Entro en una barra de cuarta clase o de mala muerte, no sé

Creativo

Conozco la dueña. Conozco el ambiente, conozco la promiscuidad de la incumbente. No importa, no es importante; el tiempo corre, apremia, el calor del día aprieta. Le busco conversación al ingrávido que atiende y el hombre se abre como una flor de calabaza.

Miro alrededor, miro el espejo de la barra, que está frente a mí, y observo que por el ángulo derecho de mi vista, en la retrovisión de los quehaceres humanos, está el epílogo de mis andanzas. Sudo, carraspeo y miro al programa del Guitarreño.   
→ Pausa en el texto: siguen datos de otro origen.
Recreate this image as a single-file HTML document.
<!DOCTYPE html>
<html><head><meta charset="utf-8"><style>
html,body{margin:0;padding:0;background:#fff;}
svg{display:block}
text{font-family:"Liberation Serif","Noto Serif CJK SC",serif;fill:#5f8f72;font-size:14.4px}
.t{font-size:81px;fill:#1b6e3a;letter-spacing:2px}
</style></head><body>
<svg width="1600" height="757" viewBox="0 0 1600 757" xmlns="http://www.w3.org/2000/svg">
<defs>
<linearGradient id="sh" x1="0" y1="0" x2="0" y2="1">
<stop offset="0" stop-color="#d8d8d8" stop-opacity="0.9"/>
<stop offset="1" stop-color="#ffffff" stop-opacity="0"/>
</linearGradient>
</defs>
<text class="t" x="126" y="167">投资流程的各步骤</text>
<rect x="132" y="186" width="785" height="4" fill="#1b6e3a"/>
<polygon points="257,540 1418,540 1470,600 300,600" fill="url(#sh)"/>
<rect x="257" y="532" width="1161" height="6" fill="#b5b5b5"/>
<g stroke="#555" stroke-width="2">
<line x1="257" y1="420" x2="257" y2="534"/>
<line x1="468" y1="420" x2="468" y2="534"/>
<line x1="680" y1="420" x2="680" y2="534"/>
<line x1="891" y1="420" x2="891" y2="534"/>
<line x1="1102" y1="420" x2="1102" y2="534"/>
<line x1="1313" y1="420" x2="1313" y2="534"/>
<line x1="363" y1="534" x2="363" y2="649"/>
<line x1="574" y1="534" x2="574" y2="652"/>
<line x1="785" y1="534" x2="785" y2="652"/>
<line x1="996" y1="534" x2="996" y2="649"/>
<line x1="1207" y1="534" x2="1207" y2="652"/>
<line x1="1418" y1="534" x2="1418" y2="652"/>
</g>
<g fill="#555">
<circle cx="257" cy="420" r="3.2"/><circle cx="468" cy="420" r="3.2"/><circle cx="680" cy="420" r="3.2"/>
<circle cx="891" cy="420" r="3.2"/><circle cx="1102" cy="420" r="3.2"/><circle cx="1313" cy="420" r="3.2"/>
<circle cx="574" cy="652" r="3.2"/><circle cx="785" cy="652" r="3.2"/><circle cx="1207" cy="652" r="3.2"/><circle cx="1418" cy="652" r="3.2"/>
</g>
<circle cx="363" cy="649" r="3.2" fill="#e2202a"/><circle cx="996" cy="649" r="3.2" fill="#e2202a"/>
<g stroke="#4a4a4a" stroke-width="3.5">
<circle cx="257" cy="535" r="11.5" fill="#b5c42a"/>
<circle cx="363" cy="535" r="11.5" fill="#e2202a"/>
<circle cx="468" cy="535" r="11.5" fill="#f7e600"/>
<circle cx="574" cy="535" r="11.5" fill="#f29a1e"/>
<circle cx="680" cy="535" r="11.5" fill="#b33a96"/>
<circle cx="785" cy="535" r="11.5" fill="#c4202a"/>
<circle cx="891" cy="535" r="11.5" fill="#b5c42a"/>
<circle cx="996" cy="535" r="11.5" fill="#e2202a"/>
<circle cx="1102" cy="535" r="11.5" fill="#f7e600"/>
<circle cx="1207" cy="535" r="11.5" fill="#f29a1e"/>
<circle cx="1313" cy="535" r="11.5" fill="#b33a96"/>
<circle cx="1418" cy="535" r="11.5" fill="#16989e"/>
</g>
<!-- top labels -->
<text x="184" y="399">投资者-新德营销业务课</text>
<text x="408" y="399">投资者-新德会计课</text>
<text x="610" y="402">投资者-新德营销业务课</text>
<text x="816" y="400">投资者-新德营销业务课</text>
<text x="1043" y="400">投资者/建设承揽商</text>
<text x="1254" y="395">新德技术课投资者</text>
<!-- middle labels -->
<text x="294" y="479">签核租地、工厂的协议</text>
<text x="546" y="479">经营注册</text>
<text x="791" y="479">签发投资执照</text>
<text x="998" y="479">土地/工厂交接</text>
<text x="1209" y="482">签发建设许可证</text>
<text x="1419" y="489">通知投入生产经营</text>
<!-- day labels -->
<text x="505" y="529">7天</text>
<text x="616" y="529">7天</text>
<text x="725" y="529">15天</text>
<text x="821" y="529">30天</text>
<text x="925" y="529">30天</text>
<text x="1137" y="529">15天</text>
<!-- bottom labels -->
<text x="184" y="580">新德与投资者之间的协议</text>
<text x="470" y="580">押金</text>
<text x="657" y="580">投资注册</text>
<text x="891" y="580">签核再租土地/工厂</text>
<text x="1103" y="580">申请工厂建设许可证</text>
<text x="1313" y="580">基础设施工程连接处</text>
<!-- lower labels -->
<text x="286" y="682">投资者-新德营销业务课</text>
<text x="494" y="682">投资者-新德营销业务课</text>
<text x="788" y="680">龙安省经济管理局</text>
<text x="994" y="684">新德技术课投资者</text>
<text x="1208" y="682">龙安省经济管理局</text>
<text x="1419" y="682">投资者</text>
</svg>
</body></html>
Un hombre gesticula y da a entender que hay moros en la costa de Islote.  Me quedo sereno, como el que está seguro que la muerte le va a llegar bebiendo Medalla. Carraspeo, sigo mirando por el espejo y me digo: pide una cerveza y pídele una a él.  Se acerca, me da el puño requerido en los tiempos de pandemia y yo le sonrío con mascarilla.
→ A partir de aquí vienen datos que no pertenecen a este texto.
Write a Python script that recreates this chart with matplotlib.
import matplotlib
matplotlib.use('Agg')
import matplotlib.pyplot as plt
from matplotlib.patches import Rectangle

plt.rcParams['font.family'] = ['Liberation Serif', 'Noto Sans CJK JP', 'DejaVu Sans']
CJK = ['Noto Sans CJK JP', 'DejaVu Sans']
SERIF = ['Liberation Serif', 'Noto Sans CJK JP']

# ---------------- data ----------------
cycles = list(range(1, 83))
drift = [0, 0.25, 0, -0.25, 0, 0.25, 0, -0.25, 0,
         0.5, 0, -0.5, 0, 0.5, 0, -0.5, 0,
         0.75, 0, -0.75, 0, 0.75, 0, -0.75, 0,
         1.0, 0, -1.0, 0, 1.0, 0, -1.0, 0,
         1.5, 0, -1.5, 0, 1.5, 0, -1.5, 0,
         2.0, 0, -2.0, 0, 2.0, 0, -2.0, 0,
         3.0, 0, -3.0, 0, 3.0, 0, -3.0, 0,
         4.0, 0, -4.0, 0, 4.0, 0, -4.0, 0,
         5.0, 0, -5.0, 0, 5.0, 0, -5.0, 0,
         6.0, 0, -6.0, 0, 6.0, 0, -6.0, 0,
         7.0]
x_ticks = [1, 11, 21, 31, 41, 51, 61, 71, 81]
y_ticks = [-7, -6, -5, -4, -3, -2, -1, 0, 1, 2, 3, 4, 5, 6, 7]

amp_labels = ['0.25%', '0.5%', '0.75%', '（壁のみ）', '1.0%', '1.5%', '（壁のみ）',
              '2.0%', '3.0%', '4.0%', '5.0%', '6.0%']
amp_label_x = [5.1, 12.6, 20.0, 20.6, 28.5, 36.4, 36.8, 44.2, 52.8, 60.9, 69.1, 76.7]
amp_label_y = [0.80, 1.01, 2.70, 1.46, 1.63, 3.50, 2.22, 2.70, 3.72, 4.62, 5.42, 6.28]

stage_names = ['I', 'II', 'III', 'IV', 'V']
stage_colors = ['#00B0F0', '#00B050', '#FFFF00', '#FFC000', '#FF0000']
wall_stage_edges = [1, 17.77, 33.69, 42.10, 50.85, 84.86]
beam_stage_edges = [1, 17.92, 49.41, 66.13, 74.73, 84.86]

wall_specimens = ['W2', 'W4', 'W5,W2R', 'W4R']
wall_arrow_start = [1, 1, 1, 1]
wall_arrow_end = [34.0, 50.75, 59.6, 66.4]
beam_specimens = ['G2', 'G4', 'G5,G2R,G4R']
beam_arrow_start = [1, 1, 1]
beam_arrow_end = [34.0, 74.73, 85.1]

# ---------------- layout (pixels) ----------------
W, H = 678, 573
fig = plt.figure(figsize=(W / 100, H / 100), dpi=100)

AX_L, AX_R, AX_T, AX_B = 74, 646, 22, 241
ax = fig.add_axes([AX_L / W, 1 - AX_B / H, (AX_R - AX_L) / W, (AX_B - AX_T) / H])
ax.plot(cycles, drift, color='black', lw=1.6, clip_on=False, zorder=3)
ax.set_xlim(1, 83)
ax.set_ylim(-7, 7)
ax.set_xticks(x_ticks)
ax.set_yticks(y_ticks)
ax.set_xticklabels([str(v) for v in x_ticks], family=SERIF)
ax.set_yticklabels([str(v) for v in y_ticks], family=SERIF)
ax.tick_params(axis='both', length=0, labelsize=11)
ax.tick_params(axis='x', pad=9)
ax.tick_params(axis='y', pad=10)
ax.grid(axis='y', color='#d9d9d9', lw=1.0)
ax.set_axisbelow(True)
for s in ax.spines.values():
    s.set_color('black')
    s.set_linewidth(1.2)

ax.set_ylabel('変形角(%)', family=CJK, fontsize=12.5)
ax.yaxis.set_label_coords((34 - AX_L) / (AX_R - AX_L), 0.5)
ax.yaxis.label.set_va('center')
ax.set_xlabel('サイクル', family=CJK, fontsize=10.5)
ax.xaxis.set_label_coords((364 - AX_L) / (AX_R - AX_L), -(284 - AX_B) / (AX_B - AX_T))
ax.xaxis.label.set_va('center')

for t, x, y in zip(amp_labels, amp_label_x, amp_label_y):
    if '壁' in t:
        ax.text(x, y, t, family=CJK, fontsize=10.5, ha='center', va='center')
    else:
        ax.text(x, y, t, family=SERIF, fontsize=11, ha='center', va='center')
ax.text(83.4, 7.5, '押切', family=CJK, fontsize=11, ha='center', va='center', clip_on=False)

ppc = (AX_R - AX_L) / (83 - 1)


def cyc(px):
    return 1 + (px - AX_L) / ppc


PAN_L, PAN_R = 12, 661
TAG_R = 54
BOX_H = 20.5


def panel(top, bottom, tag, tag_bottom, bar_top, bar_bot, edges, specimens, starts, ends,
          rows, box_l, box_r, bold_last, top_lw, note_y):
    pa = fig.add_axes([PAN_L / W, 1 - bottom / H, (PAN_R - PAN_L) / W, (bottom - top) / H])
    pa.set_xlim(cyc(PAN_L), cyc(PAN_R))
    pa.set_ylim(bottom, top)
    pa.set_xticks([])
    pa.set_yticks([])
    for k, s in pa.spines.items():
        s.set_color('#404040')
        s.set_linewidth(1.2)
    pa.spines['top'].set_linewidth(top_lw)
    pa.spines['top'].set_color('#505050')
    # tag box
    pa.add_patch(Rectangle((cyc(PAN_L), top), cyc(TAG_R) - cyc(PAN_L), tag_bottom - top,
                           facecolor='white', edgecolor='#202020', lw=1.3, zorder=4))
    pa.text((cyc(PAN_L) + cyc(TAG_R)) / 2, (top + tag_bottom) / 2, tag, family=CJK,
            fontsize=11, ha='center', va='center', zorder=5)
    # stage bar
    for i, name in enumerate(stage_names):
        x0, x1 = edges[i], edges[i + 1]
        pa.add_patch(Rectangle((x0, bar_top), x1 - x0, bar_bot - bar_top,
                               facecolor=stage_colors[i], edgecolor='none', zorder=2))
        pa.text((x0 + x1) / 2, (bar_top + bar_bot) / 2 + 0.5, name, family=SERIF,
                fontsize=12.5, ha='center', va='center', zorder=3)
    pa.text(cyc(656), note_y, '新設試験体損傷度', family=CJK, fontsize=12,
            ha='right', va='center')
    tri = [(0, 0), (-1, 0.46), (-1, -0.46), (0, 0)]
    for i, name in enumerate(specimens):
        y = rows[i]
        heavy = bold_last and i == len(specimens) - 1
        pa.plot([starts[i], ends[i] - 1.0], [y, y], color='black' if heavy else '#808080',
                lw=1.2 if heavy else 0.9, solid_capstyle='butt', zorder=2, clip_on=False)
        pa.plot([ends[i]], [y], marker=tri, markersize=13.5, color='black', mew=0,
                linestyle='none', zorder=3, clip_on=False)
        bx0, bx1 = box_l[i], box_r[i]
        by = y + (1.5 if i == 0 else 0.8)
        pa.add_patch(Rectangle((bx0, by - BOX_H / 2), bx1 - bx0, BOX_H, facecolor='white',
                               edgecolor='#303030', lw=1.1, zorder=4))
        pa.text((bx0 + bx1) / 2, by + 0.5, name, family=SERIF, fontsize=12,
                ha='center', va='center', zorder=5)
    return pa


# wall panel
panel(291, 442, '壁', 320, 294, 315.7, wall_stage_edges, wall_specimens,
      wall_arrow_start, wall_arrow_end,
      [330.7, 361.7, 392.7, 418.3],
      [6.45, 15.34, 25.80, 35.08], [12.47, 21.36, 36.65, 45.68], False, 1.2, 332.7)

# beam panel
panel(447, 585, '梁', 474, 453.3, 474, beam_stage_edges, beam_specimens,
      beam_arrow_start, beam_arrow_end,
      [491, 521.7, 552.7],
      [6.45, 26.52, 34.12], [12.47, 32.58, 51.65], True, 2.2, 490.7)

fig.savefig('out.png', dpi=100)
El hombre es de cuidado, le comento algo insustancial, pido una cerveza y le digo a la dueña: dele una a él.  Tiene la camisa desabotonada, el gesto es de guapetón de esquina. Yo amugo, como caballo viejo y vuelvo a preguntar una cosa inconsecuente. 

El hijo, de los poderes del hemisferio norte me mira,  y hay es que me digo:  cogieron fuego los cañaverales Claudio.  Anoche llovió mucho amigo?  El hombre no contesta, pero me mira y piensa: este es un pendejo de mierda. Pero ahí fue que me llegó el valor de los caídos.  ¿Qué hora será?, le digo, con gesto de jodedor. El día es una pomarrosa roja y absoluta.  Nadie me contesta.  Reviso el bolsillo de mi pantalón y toco la llave de la guagua. Te pegaste en la lotería Poeta.